■ Task
Output a verbatim copy of the data, cut off after the line that contains "from matplotlib.transforms import".

■ Dataset extract

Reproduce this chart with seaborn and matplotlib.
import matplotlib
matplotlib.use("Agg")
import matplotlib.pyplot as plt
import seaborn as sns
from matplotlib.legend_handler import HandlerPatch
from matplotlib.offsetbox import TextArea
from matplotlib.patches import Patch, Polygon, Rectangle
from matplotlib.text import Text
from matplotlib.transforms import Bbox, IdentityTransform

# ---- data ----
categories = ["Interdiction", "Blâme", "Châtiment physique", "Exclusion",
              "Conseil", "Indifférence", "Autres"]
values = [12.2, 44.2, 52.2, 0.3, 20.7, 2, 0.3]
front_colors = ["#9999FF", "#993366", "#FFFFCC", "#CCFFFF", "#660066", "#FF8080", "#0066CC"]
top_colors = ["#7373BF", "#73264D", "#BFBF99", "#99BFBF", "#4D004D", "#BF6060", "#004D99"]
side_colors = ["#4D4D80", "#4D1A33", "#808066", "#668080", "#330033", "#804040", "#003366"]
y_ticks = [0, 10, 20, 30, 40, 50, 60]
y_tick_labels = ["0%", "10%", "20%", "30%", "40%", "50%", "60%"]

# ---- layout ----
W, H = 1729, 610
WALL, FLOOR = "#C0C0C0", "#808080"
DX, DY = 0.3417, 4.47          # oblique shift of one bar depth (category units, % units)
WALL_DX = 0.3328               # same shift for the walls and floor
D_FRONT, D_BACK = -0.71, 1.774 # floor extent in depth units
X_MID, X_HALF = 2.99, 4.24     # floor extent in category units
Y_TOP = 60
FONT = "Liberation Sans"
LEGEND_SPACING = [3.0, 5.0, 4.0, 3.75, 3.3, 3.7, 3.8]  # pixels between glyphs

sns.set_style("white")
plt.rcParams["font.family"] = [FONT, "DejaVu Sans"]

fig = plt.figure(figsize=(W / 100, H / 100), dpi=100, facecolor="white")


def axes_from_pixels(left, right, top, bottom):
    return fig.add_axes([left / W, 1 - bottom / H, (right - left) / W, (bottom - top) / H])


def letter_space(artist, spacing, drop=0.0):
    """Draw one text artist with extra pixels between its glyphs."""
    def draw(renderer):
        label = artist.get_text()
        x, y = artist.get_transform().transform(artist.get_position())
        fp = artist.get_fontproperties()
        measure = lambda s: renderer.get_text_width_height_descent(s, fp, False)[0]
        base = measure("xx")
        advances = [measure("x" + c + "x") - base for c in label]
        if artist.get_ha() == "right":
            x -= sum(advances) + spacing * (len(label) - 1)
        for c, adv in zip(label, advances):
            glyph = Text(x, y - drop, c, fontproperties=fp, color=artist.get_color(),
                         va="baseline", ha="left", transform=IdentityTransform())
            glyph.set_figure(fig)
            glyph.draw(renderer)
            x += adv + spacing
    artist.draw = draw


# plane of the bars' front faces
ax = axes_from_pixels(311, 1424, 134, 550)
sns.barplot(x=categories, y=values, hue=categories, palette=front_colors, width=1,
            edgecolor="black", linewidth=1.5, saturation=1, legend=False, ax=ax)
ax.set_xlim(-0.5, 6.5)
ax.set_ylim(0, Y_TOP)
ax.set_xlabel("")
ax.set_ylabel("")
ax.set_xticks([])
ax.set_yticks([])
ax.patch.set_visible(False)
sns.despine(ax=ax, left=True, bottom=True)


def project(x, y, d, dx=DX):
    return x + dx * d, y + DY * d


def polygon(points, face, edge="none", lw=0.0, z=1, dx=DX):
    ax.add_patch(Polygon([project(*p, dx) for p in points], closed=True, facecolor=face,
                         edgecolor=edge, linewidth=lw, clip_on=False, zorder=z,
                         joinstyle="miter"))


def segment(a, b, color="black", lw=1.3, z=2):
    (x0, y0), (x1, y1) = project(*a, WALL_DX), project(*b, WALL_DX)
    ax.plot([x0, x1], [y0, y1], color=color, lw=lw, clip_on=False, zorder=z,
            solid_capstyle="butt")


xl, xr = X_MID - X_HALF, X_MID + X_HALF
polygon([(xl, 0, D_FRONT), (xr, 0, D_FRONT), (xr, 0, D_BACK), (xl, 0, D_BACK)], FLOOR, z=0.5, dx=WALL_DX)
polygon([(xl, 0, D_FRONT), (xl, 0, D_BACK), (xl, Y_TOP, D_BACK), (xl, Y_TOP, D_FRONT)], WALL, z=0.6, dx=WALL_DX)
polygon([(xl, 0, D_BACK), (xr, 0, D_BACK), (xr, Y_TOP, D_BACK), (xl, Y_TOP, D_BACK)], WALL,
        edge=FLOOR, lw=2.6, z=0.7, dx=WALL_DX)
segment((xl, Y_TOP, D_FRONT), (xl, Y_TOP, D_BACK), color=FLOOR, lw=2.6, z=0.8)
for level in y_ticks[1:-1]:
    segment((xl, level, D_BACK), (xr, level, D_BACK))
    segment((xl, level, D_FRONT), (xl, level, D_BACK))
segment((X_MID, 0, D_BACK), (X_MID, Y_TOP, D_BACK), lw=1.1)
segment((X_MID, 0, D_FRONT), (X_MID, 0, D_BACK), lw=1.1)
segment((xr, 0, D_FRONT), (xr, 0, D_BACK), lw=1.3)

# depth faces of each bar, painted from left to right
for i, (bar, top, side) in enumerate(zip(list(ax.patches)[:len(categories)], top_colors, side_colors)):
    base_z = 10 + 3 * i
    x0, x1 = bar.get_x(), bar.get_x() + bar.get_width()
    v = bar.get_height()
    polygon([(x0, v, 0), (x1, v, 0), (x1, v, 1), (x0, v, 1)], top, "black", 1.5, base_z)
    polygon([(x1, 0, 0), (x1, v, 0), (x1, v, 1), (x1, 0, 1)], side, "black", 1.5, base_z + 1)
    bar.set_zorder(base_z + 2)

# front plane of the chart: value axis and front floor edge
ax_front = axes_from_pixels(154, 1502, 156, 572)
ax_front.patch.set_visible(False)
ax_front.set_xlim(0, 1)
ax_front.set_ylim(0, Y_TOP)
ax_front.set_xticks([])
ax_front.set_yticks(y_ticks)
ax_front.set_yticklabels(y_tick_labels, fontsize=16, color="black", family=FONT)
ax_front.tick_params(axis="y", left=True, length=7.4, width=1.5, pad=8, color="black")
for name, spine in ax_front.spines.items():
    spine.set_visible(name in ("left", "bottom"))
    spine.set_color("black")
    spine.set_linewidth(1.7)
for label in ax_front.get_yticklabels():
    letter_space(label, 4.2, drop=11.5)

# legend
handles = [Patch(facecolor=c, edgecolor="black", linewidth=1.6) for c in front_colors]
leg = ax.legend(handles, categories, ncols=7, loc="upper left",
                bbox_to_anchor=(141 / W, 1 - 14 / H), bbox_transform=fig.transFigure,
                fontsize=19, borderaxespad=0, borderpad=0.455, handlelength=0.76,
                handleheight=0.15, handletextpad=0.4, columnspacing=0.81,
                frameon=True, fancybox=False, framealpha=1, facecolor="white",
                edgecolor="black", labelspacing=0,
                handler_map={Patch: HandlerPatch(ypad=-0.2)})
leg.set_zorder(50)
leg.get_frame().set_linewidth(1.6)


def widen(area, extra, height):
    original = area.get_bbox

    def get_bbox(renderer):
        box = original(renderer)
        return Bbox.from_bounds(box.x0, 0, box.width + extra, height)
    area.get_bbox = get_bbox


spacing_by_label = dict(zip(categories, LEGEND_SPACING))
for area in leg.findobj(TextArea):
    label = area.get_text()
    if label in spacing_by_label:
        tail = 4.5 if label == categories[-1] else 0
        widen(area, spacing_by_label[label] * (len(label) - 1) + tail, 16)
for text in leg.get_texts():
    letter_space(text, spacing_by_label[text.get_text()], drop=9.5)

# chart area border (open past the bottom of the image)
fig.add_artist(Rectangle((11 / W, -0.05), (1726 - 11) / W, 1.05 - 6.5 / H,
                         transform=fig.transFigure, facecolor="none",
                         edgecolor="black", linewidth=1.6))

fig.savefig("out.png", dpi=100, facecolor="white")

■ Solution
Reproduce this chart with seaborn and matplotlib.
import matplotlib
matplotlib.use("Agg")
import matplotlib.pyplot as plt
import seaborn as sns
from matplotlib.legend_handler import HandlerPatch
from matplotlib.offsetbox import TextArea
from matplotlib.patches import Patch, Polygon, Rectangle
from matplotlib.text import Text
from matplotlib.transforms import Bbox, IdentityTransform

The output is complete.